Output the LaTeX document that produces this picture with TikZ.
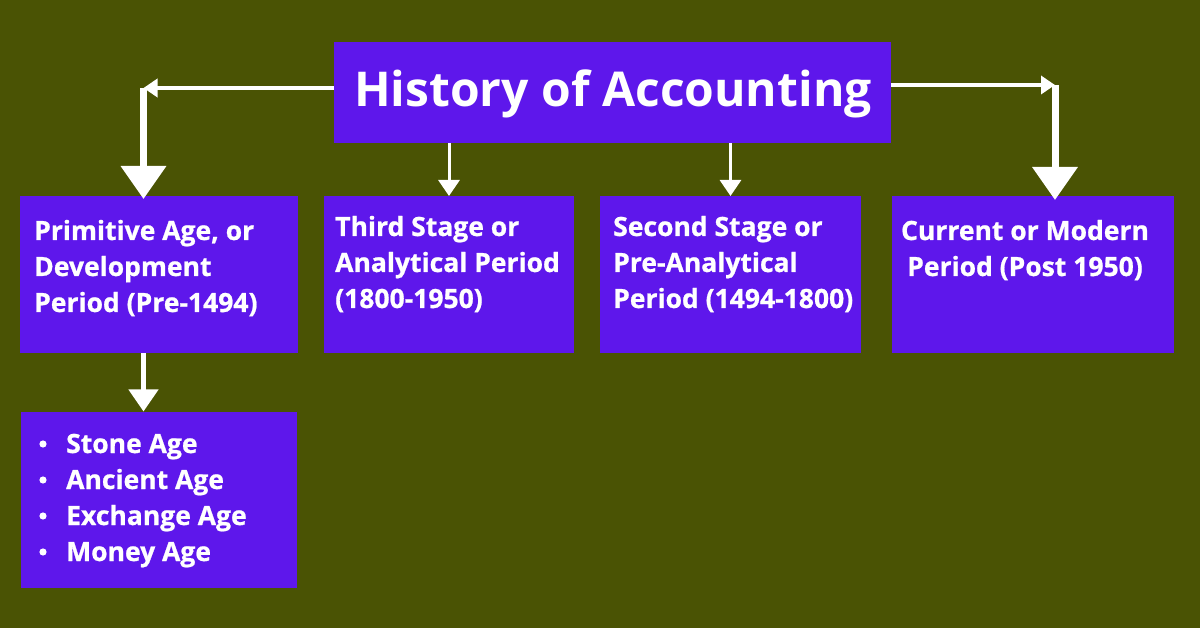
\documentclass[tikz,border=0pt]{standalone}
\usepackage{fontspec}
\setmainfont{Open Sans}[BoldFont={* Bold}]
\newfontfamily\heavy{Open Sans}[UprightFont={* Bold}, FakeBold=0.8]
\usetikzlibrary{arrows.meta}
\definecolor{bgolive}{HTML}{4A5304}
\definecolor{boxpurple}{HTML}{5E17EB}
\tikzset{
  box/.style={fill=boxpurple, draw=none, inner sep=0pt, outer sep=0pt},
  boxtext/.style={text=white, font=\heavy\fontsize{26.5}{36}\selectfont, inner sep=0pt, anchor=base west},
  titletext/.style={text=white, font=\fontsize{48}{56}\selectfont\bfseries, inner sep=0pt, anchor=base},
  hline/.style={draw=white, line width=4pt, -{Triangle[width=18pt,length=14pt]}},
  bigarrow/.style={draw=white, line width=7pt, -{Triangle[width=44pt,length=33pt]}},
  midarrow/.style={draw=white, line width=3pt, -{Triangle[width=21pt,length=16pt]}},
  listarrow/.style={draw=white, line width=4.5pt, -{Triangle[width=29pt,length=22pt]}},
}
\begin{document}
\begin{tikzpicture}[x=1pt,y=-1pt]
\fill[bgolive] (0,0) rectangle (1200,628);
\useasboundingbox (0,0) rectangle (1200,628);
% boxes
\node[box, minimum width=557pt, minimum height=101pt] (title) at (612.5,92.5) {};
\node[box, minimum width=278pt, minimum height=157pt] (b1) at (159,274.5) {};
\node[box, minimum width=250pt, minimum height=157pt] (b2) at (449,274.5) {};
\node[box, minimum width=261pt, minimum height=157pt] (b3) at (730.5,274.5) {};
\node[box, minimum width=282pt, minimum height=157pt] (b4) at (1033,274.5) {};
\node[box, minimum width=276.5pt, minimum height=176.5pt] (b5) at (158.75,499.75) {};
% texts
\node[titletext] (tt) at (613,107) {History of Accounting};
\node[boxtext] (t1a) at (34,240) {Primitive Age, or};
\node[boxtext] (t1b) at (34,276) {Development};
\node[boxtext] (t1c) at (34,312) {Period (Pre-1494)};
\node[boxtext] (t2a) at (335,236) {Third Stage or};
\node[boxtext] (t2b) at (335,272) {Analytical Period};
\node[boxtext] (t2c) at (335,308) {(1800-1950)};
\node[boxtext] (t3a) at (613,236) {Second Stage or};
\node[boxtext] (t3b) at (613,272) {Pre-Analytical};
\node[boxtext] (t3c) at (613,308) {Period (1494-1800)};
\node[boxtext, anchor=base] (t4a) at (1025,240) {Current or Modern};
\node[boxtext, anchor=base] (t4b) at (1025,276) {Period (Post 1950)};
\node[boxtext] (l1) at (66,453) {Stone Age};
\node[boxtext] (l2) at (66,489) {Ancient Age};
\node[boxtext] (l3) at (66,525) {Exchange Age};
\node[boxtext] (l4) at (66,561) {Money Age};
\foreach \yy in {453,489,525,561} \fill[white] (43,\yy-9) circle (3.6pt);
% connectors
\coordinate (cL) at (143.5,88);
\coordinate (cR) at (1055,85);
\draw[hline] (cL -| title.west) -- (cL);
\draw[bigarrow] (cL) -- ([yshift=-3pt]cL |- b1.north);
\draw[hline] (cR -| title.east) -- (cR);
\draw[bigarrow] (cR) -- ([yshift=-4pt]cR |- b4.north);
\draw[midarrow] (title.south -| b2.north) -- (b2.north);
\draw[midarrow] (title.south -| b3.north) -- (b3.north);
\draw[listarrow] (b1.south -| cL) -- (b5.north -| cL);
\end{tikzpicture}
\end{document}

#### The exercise:
Every line of the material is to be quoted exactly, with no pictures carried over.

#### Full solution:
Output the LaTeX document that produces this picture with TikZ.
\documentclass[tikz,border=0pt]{standalone}
\usepackage{fontspec}
\setmainfont{Open Sans}[BoldFont={* Bold}]
\newfontfamily\heavy{Open Sans}[UprightFont={* Bold}, FakeBold=0.8]
\usetikzlibrary{arrows.meta}
\definecolor{bgolive}{HTML}{4A5304}
\definecolor{boxpurple}{HTML}{5E17EB}
\tikzset{
  box/.style={fill=boxpurple, draw=none, inner sep=0pt, outer sep=0pt},
  boxtext/.style={text=white, font=\heavy\fontsize{26.5}{36}\selectfont, inner sep=0pt, anchor=base west},
  titletext/.style={text=white, font=\fontsize{48}{56}\selectfont\bfseries, inner sep=0pt, anchor=base},
  hline/.style={draw=white, line width=4pt, -{Triangle[width=18pt,length=14pt]}},
  bigarrow/.style={draw=white, line width=7pt, -{Triangle[width=44pt,length=33pt]}},
  midarrow/.style={draw=white, line width=3pt, -{Triangle[width=21pt,length=16pt]}},
  listarrow/.style={draw=white, line width=4.5pt, -{Triangle[width=29pt,length=22pt]}},
}
\begin{document}
\begin{tikzpicture}[x=1pt,y=-1pt]
\fill[bgolive] (0,0) rectangle (1200,628);
\useasboundingbox (0,0) rectangle (1200,628);
% boxes
\node[box, minimum width=557pt, minimum height=101pt] (title) at (612.5,92.5) {};
\node[box, minimum width=278pt, minimum height=157pt] (b1) at (159,274.5) {};
\node[box, minimum width=250pt, minimum height=157pt] (b2) at (449,274.5) {};
\node[box, minimum width=261pt, minimum height=157pt] (b3) at (730.5,274.5) {};
\node[box, minimum width=282pt, minimum height=157pt] (b4) at (1033,274.5) {};
\node[box, minimum width=276.5pt, minimum height=176.5pt] (b5) at (158.75,499.75) {};
% texts
\node[titletext] (tt) at (613,107) {History of Accounting};
\node[boxtext] (t1a) at (34,240) {Primitive Age, or};
\node[boxtext] (t1b) at (34,276) {Development};
\node[boxtext] (t1c) at (34,312) {Period (Pre-1494)};
\node[boxtext] (t2a) at (335,236) {Third Stage or};
\node[boxtext] (t2b) at (335,272) {Analytical Period};
\node[boxtext] (t2c) at (335,308) {(1800-1950)};
\node[boxtext] (t3a) at (613,236) {Second Stage or};
\node[boxtext] (t3b) at (613,272) {Pre-Analytical};
\node[boxtext] (t3c) at (613,308) {Period (1494-1800)};
\node[boxtext, anchor=base] (t4a) at (1025,240) {Current or Modern};
\node[boxtext, anchor=base] (t4b) at (1025,276) {Period (Post 1950)};
\node[boxtext] (l1) at (66,453) {Stone Age};
\node[boxtext] (l2) at (66,489) {Ancient Age};
\node[boxtext] (l3) at (66,525) {Exchange Age};
\node[boxtext] (l4) at (66,561) {Money Age};
\foreach \yy in {453,489,525,561} \fill[white] (43,\yy-9) circle (3.6pt);
% connectors
\coordinate (cL) at (143.5,88);
\coordinate (cR) at (1055,85);
\draw[hline] (cL -| title.west) -- (cL);
\draw[bigarrow] (cL) -- ([yshift=-3pt]cL |- b1.north);
\draw[hline] (cR -| title.east) -- (cR);
\draw[bigarrow] (cR) -- ([yshift=-4pt]cR |- b4.north);
\draw[midarrow] (title.south -| b2.north) -- (b2.north);
\draw[midarrow] (title.south -| b3.north) -- (b3.north);
\draw[listarrow] (b1.south -| cL) -- (b5.north -| cL);
\end{tikzpicture}
\end{document}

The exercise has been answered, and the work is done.